The Paris Agreement target to contain warming to 1.5°C is not arbitrary: there is clear evidence of how natural systems face increasing stress, with the risks of crop failure and species extinctions rising sharply once 1.5°C is passed. The IPCC considers that currently implemented policies will produce warming within the range 2.2 to 3.5°C. Species loss, crop failure, and people’s exposure to extreme heat will all be hugely worse at those temperatures, but the more we can slow the warming down, the better the prospects for adaptation.

Research for the UK Climate Change Committee shows the need to invest between 1 and 2% of GDP in climate action to reach the UK’s Net Zero target. Environmental organisations have grappled for decades with how to make the hard-nosed business case for climate action. It is frustrating that Sir Nicholas Stern's landmark report, showing the clear economic benefit of acting sooner than later, is now 17 years old, and crucial time has been lost in implementing his findings. However, whilst it’s true that the best time to act was years ago, the second-best time to act is always now.

The IPCC restates this need to act now in unequivocal terms. The report finds that the consequences, and therefore the costs, of delaying are getting worse as evidence of irreversible tipping points grows. The report states that all scenarios that could still limit warming to 1.5 or 2°C involve “rapid and deep, and in most cases, immediate greenhouse gas reductions in all sectors this decade.”

The IPCC naturally presents the imperative of decarbonisation as a global challenge, and it’s easy to feel small against that backdrop. “What difference can we make here?” people ask.
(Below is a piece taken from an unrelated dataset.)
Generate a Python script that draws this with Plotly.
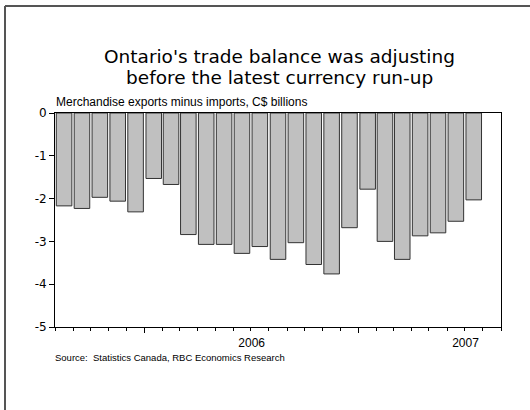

The good news here is that the impact we can have is huge.

Our region already has plans to achieve rapid reductions in greenhouse gas emissions. We have a net zero target of 2038, and several local authorities are aiming as early as 2030. And it is not just about carbon: Yorkshire and Humber Climate Commission are working to build momentum for our Climate Action Plan around a much broader suite of targets, because we must know that we are progressing towards a low-carbon future in ways that are beneficial for nature, for people’s wellbeing, and for reducing social inequalities.

On the production side, Yorkshire and Humber has a high-carbon industrial heritage and is still home to some exceptionally large emitters, including power stations as well as many chemical industries around the Humber. These emitters have their own decarbonisation programmes.

On the consumption side, about one in every 1,500 people on the planet live in our region and we consume more than our global fair share of resources, so our direct contribution as individuals is certainly significant.

The area of land we inhabit may be small, but it’s the only land we have, and we must put it to good use. The UK is very ecologically depleted, but our region has some globally significant ecosystems, especially our peatlands. The fact that we live so densely and yet still side-by-side with amazing habitats makes the Yorkshire and Humber region an ideal testbed for developing a coherent multifunctional approach to land use at scale, in which human development, food production, nature recovery and climate adaptation can be done in more integrated, harmonious ways. To be successful this needs a level of integration in decision-making that we have yet to see.

Every new report about the climate challenges facing us and the action we can take as individuals and organisations produces a flurry of media stories: some are earnest and urgent, others sceptical and dismissive. This happened again on 30 March, when the government published a daunting 2,840 pages of documentation setting out its plans to deliver on its legally binding carbon budgets.

Mixed messages can be confusing and disempowering. Communications that ridicule climate action are plainly irresponsible and fly in the face of the science, but doom and panic are not a good response to this kind of emergency either because they don’t motivate people to act. We need our colleagues in the media industry to use their messaging in a way that really enables the changes we need to see. We need to be determined but also optimistic because without hope we really will be in trouble.

Changing the minds of climate sceptics would be great, but it’s a sideshow. Much more important is that so many people and organisations already care and already want to act, but they face a frustrating series of barriers. What they need is practical help – finance, training, regulatory backup – and confidence that there is a pathway they can take that will work for them, as individuals or as organisations, and that will make a difference.

Tackling climate change is about making action the better option compared to inaction, about making it easier to do the right thing than the wrong one. That is what we are trying to do here in Yorkshire and Humber. Scaled up, it is what needs to happen worldwide.

Liz Barber, Chair, Yorkshire and Humber Climate Commission

This article was also published in the Yorkshire Post on Tuesday 11th April 2023.